| EXERCISE DETAILS |
Write out the material exactly. Do not include the pictures.

| DATA EXCERPT |

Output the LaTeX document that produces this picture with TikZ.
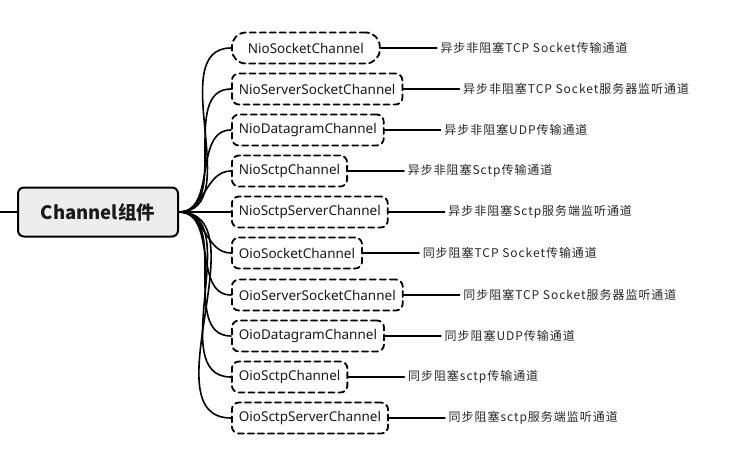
\documentclass[tikz,border=0pt]{standalone}
\usepackage{fontspec}
\setmainfont{Noto Sans}
\newfontfamily\cjk{Noto Sans CJK SC}
\newfontfamily\cjkwide[LetterSpace=8]{Noto Sans CJK SC}
\usetikzlibrary{positioning}

\begin{document}
\begin{tikzpicture}[x=1pt,y=-1pt
  ,line width=1.6pt
  ,node distance=56pt,
  line cap=round]
  \tikzstyle{every node}=[font=\fontsize{13.5}{15}\selectfont,text=black!90]
  \tikzstyle{root}=[draw,line width=2pt,rounded corners=6pt,fill=gray!14
    ,minimum width=160pt,minimum height=49pt
    ,font=\cjk\bfseries\fontsize{18.5}{22}\selectfont]
  \tikzstyle{chan}=[draw,line width=1.8pt,dash pattern=on 6pt off 4pt
    ,rounded corners=7pt,minimum height=31pt,inner xsep=7pt,anchor=west]
  \tikzstyle{desc}=[inner sep=3pt,text=black!85
    ,font=\cjkwide\fontsize{12}{14}\selectfont]

  \useasboundingbox (0,0) rectangle (741,467);

  \coordinate (in) at (0,212);
  \node[root](ch) at (98,212) {Channel组件};

  \node[chan,rounded corners=14pt,inner xsep=16pt](nsc) at (231,48) {NioSocketChannel};
  \node[chan](nssc) at (231,89)  {NioServerSocketChannel};
  \node[chan](ndc)  at (231,130) {NioDatagramChannel};
  \node[chan](nst)  at (231,171) {NioSctpChannel};
  \node[chan](nsst) at (231,212) {NioSctpServerChannel};
  \node[chan](osc)  at (231,253) {OioSocketChannel};
  \node[chan](ossc) at (231,295) {OioServerSocketChannel};
  \node[chan](odc)  at (231,336) {OioDatagramChannel};
  \node[chan](ost)  at (231,377) {OioSctpChannel};
  \node[chan](osst) at (231,418) {OioSctpServerChannel};

  \node[desc,right=of nsc]  (nscd)  {异步非阻塞TCP Socket传输通道};
  \node[desc,right=of nssc] (nsscd) {异步非阻塞TCP Socket服务器监听通道};
  \node[desc,right=of ndc]  (ndcd)  {异步非阻塞UDP传输通道};
  \node[desc,right=of nst]  (nstd)  {异步非阻塞Sctp传输通道};
  \node[desc,right=of nsst] (nsstd) {异步非阻塞Sctp服务端监听通道};
  \node[desc,right=of osc]  (oscd)  {同步阻塞TCP Socket传输通道};
  \node[desc,right=of ossc] (osscd) {同步阻塞TCP Socket服务器监听通道};
  \node[desc,right=of odc]  (odcd)  {同步阻塞UDP传输通道};
  \node[desc,right=of ost]  (ostd)  {同步阻塞sctp传输通道};
  \node[desc,right=of osst] (osstd) {同步阻塞sctp服务端监听通道};

  \path
  (in)       edge                 (ch)
  (ch.east)  edge [out=0,in=180]  (nsc.west)
  (ch.east)  edge [out=0,in=180]  (nssc.west)
  (ch.east)  edge [out=0,in=180]  (ndc.west)
  (ch.east)  edge [out=0,in=180]  (nst.west)
  (ch.east)  edge [out=0,in=180]  (nsst.west)
  (ch.east)  edge [out=0,in=180]  (osc.west)
  (ch.east)  edge [out=0,in=180]  (ossc.west)
  (ch.east)  edge [out=0,in=180]  (odc.west)
  (ch.east)  edge [out=0,in=180]  (ost.west)
  (ch.east)  edge [out=0,in=180]  (osst.west)
  ;
  \path
  (nsc)  edge (nscd)
  (nssc) edge (nsscd)
  (ndc)  edge (ndcd)
  (nst)  edge (nstd)
  (nsst) edge (nsstd)
  (osc)  edge (oscd)
  (ossc) edge (osscd)
  (odc)  edge (odcd)
  (ost)  edge (ostd)
  (osst) edge (osstd)
  ;

\end{tikzpicture}
\end{document}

| RESPONSE |
Output the LaTeX document that produces this picture with TikZ.
\documentclass[tikz,border=0pt]{standalone}
\usepackage{fontspec}
\setmainfont{Noto Sans}
\newfontfamily\cjk{Noto Sans CJK SC}
\newfontfamily\cjkwide[LetterSpace=8]{Noto Sans CJK SC}
\usetikzlibrary{positioning}

\begin{document}
\begin{tikzpicture}[x=1pt,y=-1pt
  ,line width=1.6pt
  ,node distance=56pt,
  line cap=round]
  \tikzstyle{every node}=[font=\fontsize{13.5}{15}\selectfont,text=black!90]
  \tikzstyle{root}=[draw,line width=2pt,rounded corners=6pt,fill=gray!14
    ,minimum width=160pt,minimum height=49pt
    ,font=\cjk\bfseries\fontsize{18.5}{22}\selectfont]
  \tikzstyle{chan}=[draw,line width=1.8pt,dash pattern=on 6pt off 4pt
    ,rounded corners=7pt,minimum height=31pt,inner xsep=7pt,anchor=west]
  \tikzstyle{desc}=[inner sep=3pt,text=black!85
    ,font=\cjkwide\fontsize{12}{14}\selectfont]

  \useasboundingbox (0,0) rectangle (741,467);

  \coordinate (in) at (0,212);
  \node[root](ch) at (98,212) {Channel组件};

  \node[chan,rounded corners=14pt,inner xsep=16pt](nsc) at (231,48) {NioSocketChannel};
  \node[chan](nssc) at (231,89)  {NioServerSocketChannel};
  \node[chan](ndc)  at (231,130) {NioDatagramChannel};
  \node[chan](nst)  at (231,171) {NioSctpChannel};
  \node[chan](nsst) at (231,212) {NioSctpServerChannel};
  \node[chan](osc)  at (231,253) {OioSocketChannel};
  \node[chan](ossc) at (231,295) {OioServerSocketChannel};
  \node[chan](odc)  at (231,336) {OioDatagramChannel};
  \node[chan](ost)  at (231,377) {OioSctpChannel};
  \node[chan](osst) at (231,418) {OioSctpServerChannel};

  \node[desc,right=of nsc]  (nscd)  {异步非阻塞TCP Socket传输通道};
  \node[desc,right=of nssc] (nsscd) {异步非阻塞TCP Socket服务器监听通道};
  \node[desc,right=of ndc]  (ndcd)  {异步非阻塞UDP传输通道};
  \node[desc,right=of nst]  (nstd)  {异步非阻塞Sctp传输通道};
  \node[desc,right=of nsst] (nsstd) {异步非阻塞Sctp服务端监听通道};
  \node[desc,right=of osc]  (oscd)  {同步阻塞TCP Socket传输通道};
  \node[desc,right=of ossc] (osscd) {同步阻塞TCP Socket服务器监听通道};
  \node[desc,right=of odc]  (odcd)  {同步阻塞UDP传输通道};
  \node[desc,right=of ost]  (ostd)  {同步阻塞sctp传输通道};
  \node[desc,right=of osst] (osstd) {同步阻塞sctp服务端监听通道};

  \path
  (in)       edge                 (ch)
  (ch.east)  edge [out=0,in=180]  (nsc.west)
  (ch.east)  edge [out=0,in=180]  (nssc.west)
  (ch.east)  edge [out=0,in=180]  (ndc.west)
  (ch.east)  edge [out=0,in=180]  (nst.west)
  (ch.east)  edge [out=0,in=180]  (nsst.west)
  (ch.east)  edge [out=0,in=180]  (osc.west)
  (ch.east)  edge [out=0,in=180]  (ossc.west)
  (ch.east)  edge [out=0,in=180]  (odc.west)
  (ch.east)  edge [out=0,in=180]  (ost.west)
  (ch.east)  edge [out=0,in=180]  (osst.west)
  ;
  \path
  (nsc)  edge (nscd)
  (nssc) edge (nsscd)
  (ndc)  edge (ndcd)
  (nst)  edge (nstd)
  (nsst) edge (nsstd)
  (osc)  edge (oscd)
  (ossc) edge (osscd)
  (odc)  edge (odcd)
  (ost)  edge (ostd)
  (osst) edge (osstd)
  ;

\end{tikzpicture}
\end{document}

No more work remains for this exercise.